Und Ramsey ist nicht nur auf der Taktiktafel die zentrale Figur im System von Wenger, sondern Arsenals bester Mann, vielleicht derzeit der beste Spieler der englischen Liga.
Der perfekte Wenger-Schüler
Die Zahlen sprechen eine eindeutige Sprache: Fünf Tore bei nur zehn Torschüssen und drei Assists in der Liga, drei von fünf Treffern in den CL-Playoffs gegen Fenerbahce, ein Tor und eine Vorlage bei den Siegen in Marseille und gegen Neapel.
Doch zeichnet ihn viel mehr aus als seine neu gewonnene Torgefährlichkeit. Ramsey ist Herz und Seele bei Arsenal und das von Box zu Box. Er hat die meisten Ballkontakte, glänzt mit hervorragender Passquote gerade im letzten Spieldrittel und bestreitet die meisten Zweikämpfe. Und er ist physisch so stark wie nie zuvor. "Er schüttelt seine Gegenspieler jetzt ab und läuft ihnen mit Leichtigkeit davon", schwärmt Wenger. "Das ist ein tolles Gefühl für einen Mittelfeldspieler, wenn er das kann."
Ramsey verkörpert die Werte, die Wenger seit 17 Jahren bei Arsenal liebt, lebt und lehrt, schreibt der "Guardian": Er ist technisch herausragend, intelligent und lernwillig, immer auf der Suche nach Verbesserungsmöglichkeiten, gleichzeitig aber auch ein unnachgiebiger Kämpfer.
Dass Ramsey dazu außerhalb des Platzes den Ball schön flach hält, schätzt Wenger ebenso.
Grafik: Aaron Ramsey "Box to Box" (Swansea - Arsenal 1:2, 28.9.2013)
"Oder gibt man auf..."
"Man darf nicht vergessen, dass seine Karriere durch diese schwere Verletzung unterbrochen wurde", sagt Wenger. "Im Leben eines Fußballers ist das eine wichtige Prüfung. Schafft man es zu den Basics zurückzukehren und noch härter zu arbeiten oder tut man sich selbst leid und gibt auf."
Ramsey hat nicht aufgegeben, sondern sich Schritt für Schritt das Selbstvertrauen erarbeitet, das es ihm ermöglicht, sein fußballerisches Potenzial zur Entfaltung zu bringen. Dass Ramsey jetzt so gut spielt, wie er spielt, mag die breite Öffentlichkeit verwundern, Kenner des britischen Fußballs werden sagen: Es war lediglich eine Frage der Zeit.
"Er spielt den Fußball, den wir ihm alle zugetraut haben", sagt etwa Wales' Nationaltrainer Chris Coleman über seinen Führungsspieler.
Und Teamkollege Craig Bellamy meint: "Es gibt niemanden in der Szene, der solche Leistungen nicht von ihm erwartet hätte.
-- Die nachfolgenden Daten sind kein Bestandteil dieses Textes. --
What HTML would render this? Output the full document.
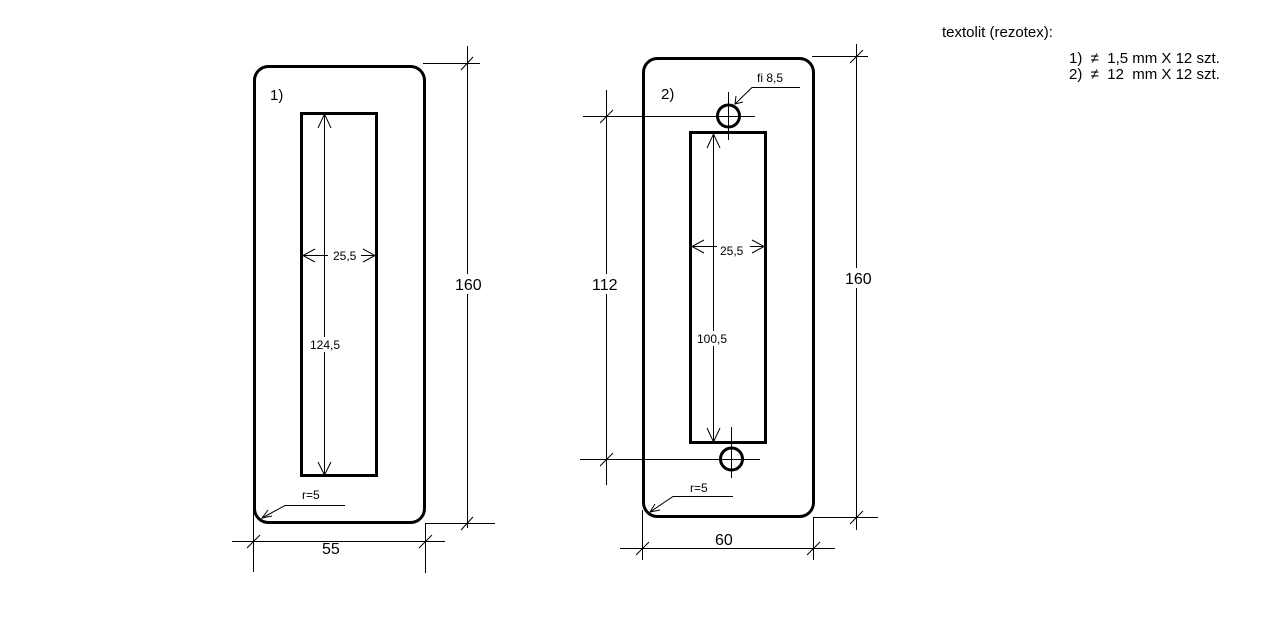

Er kann es einfach."
Auf einer Stufe mit Fabregas
Aaron Ramsey konnte es schon immer. Besser als alle anderen und früher als alle anderen.
Mit 16 debütierte er für die walisische U 21 und sein damaliger Trainer stellte ihn auf eine Stufe mit Cesc Fabregas. Immer noch 16 war er, als er für Cardiff City in der zweiten englischen Liga auflief. Mit 17 debütierte er in der A-Nationalmannschaft seines Landes und mit 17 wechselte er auch zum großen Arsenal FC. Mit gerade 20 Jahren und drei Monaten führte er Wales erstmals als Kapitän aufs Feld.
Der verhehrende Tritt von Ryan Shawcross damals in Stoke bedeutete die erste Zäsur in einer Karriere auf der Überholspur. Allem Anschein nach hat sie Ramsey nicht nachhaltig geschadet.
Leise, fast demütig
"Warum also sind Sie so gut, Mr. Ramsey?" Die Frage der Kollegen von "Sky Sports" steht noch im Raum.
Ramsey spricht leise, den Blick auf den unteren Bildrand gerichtet, fast demütig, über das Selbstvertrauen, das er sich hart erarbeitet hat und davon, dass er nicht der Typ ist, der sich entmutigen lässt und aufgibt. Er sagt auch, dass er endlich auf seiner Lieblingsposition im Zentrum angekommen sei, wo er seine Stärken am besten einbringen kann.
Er tut das in aller Bescheidenheit.
Er hätte auch sagen können: "Weil ich es kann."